Rust: The Stack and the Heap

13 January 2023

Rust, like most languages, has two ways of allocating memory at runtime: on the stack and on the heap. In this article I'll take a look at each. This mostly just works the way you’d expect, so you might say it doesn’t warrant an article, but I think having a solid foundation here will be useful for more advanced topics, especially traits and lifetimes.

The stack

The stack is, of course, how functions work: when a function is called, its arguments are put on the stack, then local variables are put on the stack; when the function returns, the stack is used to pass the return value. In Rust we can use the Drop trait to show exactly when a variable is deallocated:

#[derive(Debug)]
struct Data(usize);

impl Drop for Data {
    fn drop(&mut self) {
        println!("dropping d{}", self.0);
    }
}

The drop function will be called when the variable is deallocated. If we run this code:

fn stack_simple(d1: Data) {
    let d2 = Data(2);
    let d3 = Data(3);
    println!("in stack_simple");
}

fn main() {
    stack_simple(Data(1));
}

Then we get this output:

in stack_simple
dropping d3
dropping d2
dropping d1

As you might have expected, the variables are deallocated in reverse order.

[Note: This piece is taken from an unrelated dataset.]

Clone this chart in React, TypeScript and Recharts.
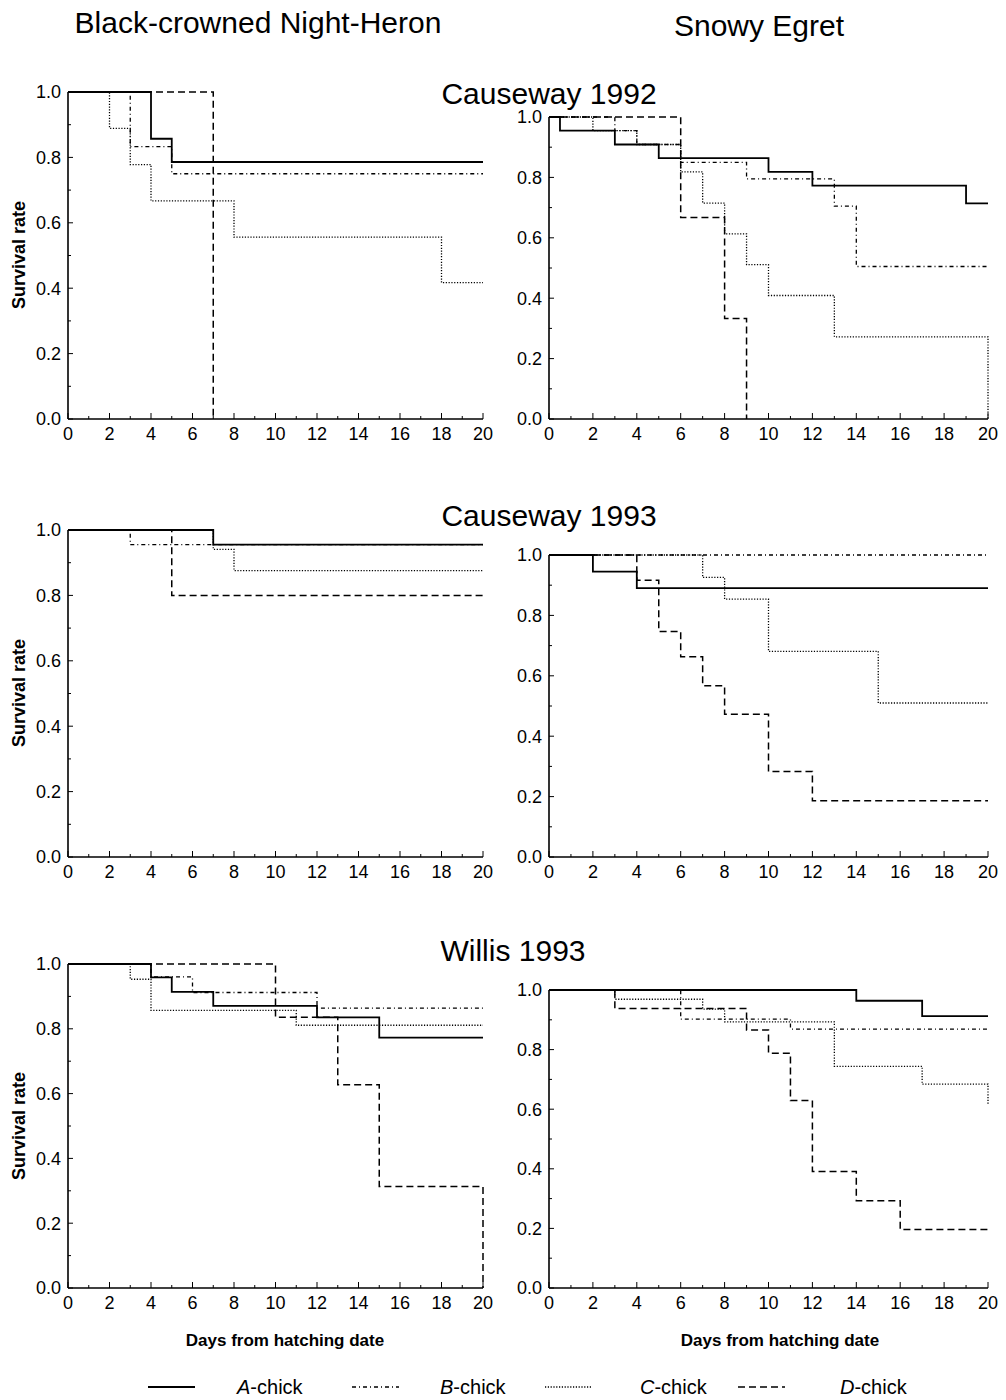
// ** React
import React from 'react';

// ** Chart library
import { LineChart, Line, XAxis, YAxis } from 'recharts';

type Step = [number, number];

// Black-crowned Night-Heron, Causeway 1992
const hc92A: Step[] = [[0, 1], [4, 0.857], [5, 0.786], [20, 0.786]];
const hc92B: Step[] = [[0, 1], [3, 0.833], [5, 0.75], [20, 0.75]];
const hc92C: Step[] = [[0, 1], [2, 0.889], [3, 0.778], [4, 0.667], [8, 0.556], [18, 0.417], [20, 0.417]];
const hc92D: Step[] = [[0, 1], [7, 0]];

// Snowy Egret, Causeway 1992
const sc92A: Step[] = [[0, 1], [0.5, 0.955], [3, 0.909], [5, 0.864], [10, 0.818], [12, 0.773], [19, 0.714], [20, 0.714]];
const sc92B: Step[] = [[0, 1], [3, 0.955], [4, 0.909], [6, 0.85], [9, 0.795], [13, 0.705], [14, 0.505], [20, 0.505]];
const sc92C: Step[] = [[0, 1], [2, 0.955], [4, 0.909], [6, 0.818], [7, 0.715], [8, 0.613], [9, 0.511], [10, 0.409], [13, 0.272], [20, 0.272], [20, 0]];
const sc92D: Step[] = [[0, 1], [6, 0.667], [8, 0.333], [9, 0]];

// Black-crowned Night-Heron, Causeway 1993
const hc93A: Step[] = [[0, 1], [7, 0.955], [20, 0.955]];
const hc93B: Step[] = [[0, 1], [3, 0.955], [20, 0.955]];
const hc93C: Step[] = [[0, 1], [7, 0.941], [8, 0.876], [20, 0.876]];
const hc93D: Step[] = [[0, 1], [5, 0.8], [20, 0.8]];

// Snowy Egret, Causeway 1993
const sc93A: Step[] = [[0, 1], [2, 0.945], [4, 0.89], [20, 0.89]];
const sc93B: Step[] = [[0, 1], [20, 1]];
const sc93C: Step[] = [[0, 1], [7, 0.926], [8, 0.854], [10, 0.681], [15, 0.51], [20, 0.51]];
const sc93D: Step[] = [[0, 1], [4, 0.916], [5, 0.747], [6, 0.663], [7, 0.567], [8, 0.473], [10, 0.283], [12, 0.186], [20, 0.186]];

// Black-crowned Night-Heron, Willis 1993
const hw93A: Step[] = [[0, 1], [4, 0.959], [5, 0.914], [7, 0.871], [12, 0.835], [15, 0.773], [20, 0.773]];
const hw93B: Step[] = [[0, 1], [4, 0.96], [6, 0.912], [12, 0.864], [20, 0.864]];
const hw93C: Step[] = [[0, 1], [3, 0.953], [4, 0.857], [11, 0.811], [20, 0.811]];
const hw93D: Step[] = [[0, 1], [10, 0.836], [13, 0.627], [15, 0.313], [20, 0.313], [20, 0]];

// Snowy Egret, Willis 1993
const sw93A: Step[] = [[0, 1], [14, 0.964], [17, 0.912], [20, 0.912]];
const sw93B: Step[] = [[0, 1], [6, 0.902], [11, 0.869], [20, 0.869]];
const sw93C: Step[] = [[0, 1], [3, 0.969], [7, 0.936], [8, 0.893], [13, 0.744], [17, 0.684], [20, 0.684], [20, 0.616]];
const sw93D: Step[] = [[0, 1], [3, 0.938], [9, 0.866], [10, 0.788], [11, 0.629], [12, 0.391], [14, 0.293], [16, 0.196], [20, 0.196]];

const xTicks = [0, 1, 2, 3, 4, 5, 6, 7, 8, 9, 10, 11, 12, 13, 14, 15, 16, 17, 18, 19, 20];
const yTicks = [0, 0.1, 0.2, 0.3, 0.4, 0.5, 0.6, 0.7, 0.8, 0.9, 1];

const chickLabels = ['A', 'B', 'C', 'D'];
const rowTitles = ['Causeway 1992', 'Causeway 1993', 'Willis 1993'];

const FONT = '"Liberation Sans", Arial, sans-serif';

// line look per chick
const styles = [
  { width: 1.8, dash: undefined },
  { width: 1.3, dash: '4 3 1 3' },
  { width: 1.3, dash: '1.2 1.6' },
  { width: 1.5, dash: '7 4' },
];

const toRows = (s: Step[]) => s.map(([day, rate]) => ({ day, rate }));

const YTick = (props: any) => {
  const { x, y, payload } = props;
  const major = Math.round(payload.value * 10) % 2 === 0;
  return (
    <g>
      <line x1={x} y1={y} x2={x + (major ? 5 : 3)} y2={y} stroke="#000" strokeWidth={1} />
      {major && (
        <text x={x - 7} y={y} dy="0.36em" textAnchor="end" fontSize={18} fontFamily={FONT} fill="#000">
          {payload.value.toFixed(1)}
        </text>
      )}
    </g>
  );
};

const XTick = (props: any) => {
  const { x, y, payload } = props;
  const major = payload.value % 2 === 0;
  return (
    <g>
      <line x1={x} y1={y} x2={x} y2={y - (major ? 6 : 3)} stroke="#000" strokeWidth={1} />
      {major && (
        <text x={x} y={y + 15} dy="0.36em" textAnchor="middle" fontSize={18} fontFamily={FONT} fill="#000">
          {payload.value}
        </text>
      )}
    </g>
  );
};

type PanelProps = {
  left: number;
  top: number;
  width: number;
  height: number;
  series: Step[][];
};

const Panel: React.FC<PanelProps> = ({ left, top, width, height, series }) => (
  <div style={{ position: 'absolute', left: left - 60, top: top - 10 }}>
    <LineChart width={width + 80} height={height + 40} margin={{ top: 10, right: 20, bottom: 0, left: 0 }}>
      <XAxis
        dataKey="day"
        type="number"
        domain={[0, 20]}
        ticks={xTicks}
        interval={0}
        height={30}
        tickSize={0}
        tickMargin={0}
        tickLine={false}
        tick={XTick}
        axisLine={{ stroke: '#000', strokeWidth: 1.6 }}
        allowDuplicatedCategory={false}
      />
      <YAxis
        type="number"
        domain={[0, 1]}
        ticks={yTicks}
        interval={0}
        width={60}
        tickSize={0}
        tickMargin={0}
        tickLine={false}
        tick={YTick}
        axisLine={{ stroke: '#000', strokeWidth: 1.6 }}
      />
      {series.map((s, i) => (
        <Line
          key={chickLabels[i]}
          data={toRows(s)}
          dataKey="rate"
          type="stepAfter"
          stroke="#000"
          strokeWidth={styles[i].width}
          strokeDasharray={styles[i].dash}
          dot={false}
          activeDot={false}
          isAnimationActive={false}
        />
      ))}
    </LineChart>
  </div>
);

// plot areas per column
const leftCol = { left: 68, width: 415 };
const rightCol = { left: 549, width: 439 };

const App: React.FC = () => (
  <div style={{ position: 'absolute', left: 0, top: 0, width: 1006, height: 1400, background: '#fff', fontFamily: FONT }}>
    <Panel {...leftCol} top={92} height={327} series={[hc92A, hc92B, hc92C, hc92D]} />
    <Panel {...rightCol} top={117} height={302} series={[sc92A, sc92B, sc92C, sc92D]} />
    <Panel {...leftCol} top={530} height={327} series={[hc93A, hc93B, hc93C, hc93D]} />
    <Panel {...rightCol} top={555} height={302} series={[sc93A, sc93B, sc93C, sc93D]} />
    <Panel {...leftCol} top={964} height={324} series={[hw93A, hw93B, hw93C, hw93D]} />
    <Panel {...rightCol} top={990} height={298} series={[sw93A, sw93B, sw93C, sw93D]} />

    <svg width={1006} height={1400} style={{ position: 'absolute', left: 0, top: 0, pointerEvents: 'none' }}>
      <g fontFamily={FONT} fill="#000">
        <text x={258} y={33} fontSize={30} textAnchor="middle">Black-crowned Night-Heron</text>
        <text x={759} y={36} fontSize={30} textAnchor="middle">Snowy Egret</text>
        <text x={549} y={104} fontSize={30} textAnchor="middle">{rowTitles[0]}</text>
        <text x={549} y={526} fontSize={30} textAnchor="middle">{rowTitles[1]}</text>
        <text x={513} y={961} fontSize={30} textAnchor="middle">{rowTitles[2]}</text>

        {[255, 693, 1126].map((cy) => (
          <text key={cy} transform={`translate(25,${cy}) rotate(-90)`} fontSize={18} fontWeight="bold" textAnchor="middle">
            Survival rate
          </text>
        ))}

        <text x={285} y={1346} fontSize={17} fontWeight="bold" textAnchor="middle">Days from hatching date</text>
        <text x={780} y={1346} fontSize={17} fontWeight="bold" textAnchor="middle">Days from hatching date</text>

        {chickLabels.map((c, i) => {
          const lx = [148, 352, 545, 738][i];
          const tx = [237, 440, 640, 840][i];
          return (
            <g key={c}>
              <line x1={lx} y1={1387} x2={lx + 47} y2={1387} stroke="#000" strokeWidth={styles[i].width} strokeDasharray={styles[i].dash} />
              <text x={tx} y={1394} fontSize={20}>
                <tspan fontStyle="italic">{c}</tspan>-chick
              </text>
            </g>
          );
        })}
      </g>
    </svg>
  </div>
);

export default App;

What if you have a nested scope within a function? Let’s find out:

fn stack_nested_scope() {
    let d1 = Data(1);
    {
        let d2 = Data(2);
        println!("nested scope");
    }
    println!("outer scope");
}

This prints:

nested scope
dropping d2
outer scope
dropping d1

So the variable is deallocated at the end of the scope. That makes sense: once the variable goes out of scope, we can’t use it anymore, so there’s no reason to keep it around. Which makes me wonder: if a variable is shadowed (i.e. another variable with the same name is defined in the same scope), does the first one get deallocated?

fn stack_shadowed() {
    let d1 = Data(1);
    println!("d1 is {:?}", d1);
    let d1 = Data(111);
    println!("d1 is {:?}", d1);
}

This prints:

d1 is Data(1)
d1 is Data(111)
dropping d111
dropping d1

So the variable is deallocated when the function returns. Shadowing does’t change that.

The heap

When the size of data isn’t known at compile time, it needs to go on the heap instead of the stack. The most common way to allocate memory on the heap is probably through library types such as Vec and String, which take care of memory management for their users. To do it manually, you can use the Box type. This function shows the basic usage:

fn box_simple() {
    let d1 = Box::new(Data(1));
    println!("d1 is {:?}", d1);
}

When you call Box::new, it puts its argument on the heap and returns a Box value. When that value is deallocated, the heap memory is also deallocated. In this case, that happens when d1 goes out of scope at the end of the function:

d1 is Data(1)
dropping d1

If you declare it mutable, you can replace the value it contains:

fn box_mutable() {
    let mut d1 = Box::new(Data(1));
    println!("d1 is {:?}", d1);
    *d1 = Data(111);
    println!("d1 is {:?}", d1);
}

The old value is deallocated when it’s replaced:

d1 is Data(1)
dropping d1
d1 is Data(111)
dropping d111

Box is what’s called a smart pointer: it points to an object and manages the lifetime of that object. There are other smart pointers in the Rust standard library, such as Rc, which uses reference counting to determine when the referenced object can be deallocated. If you’ve worked with C++ before, those two correspond to std::unique_ptr and std::shared_ptr.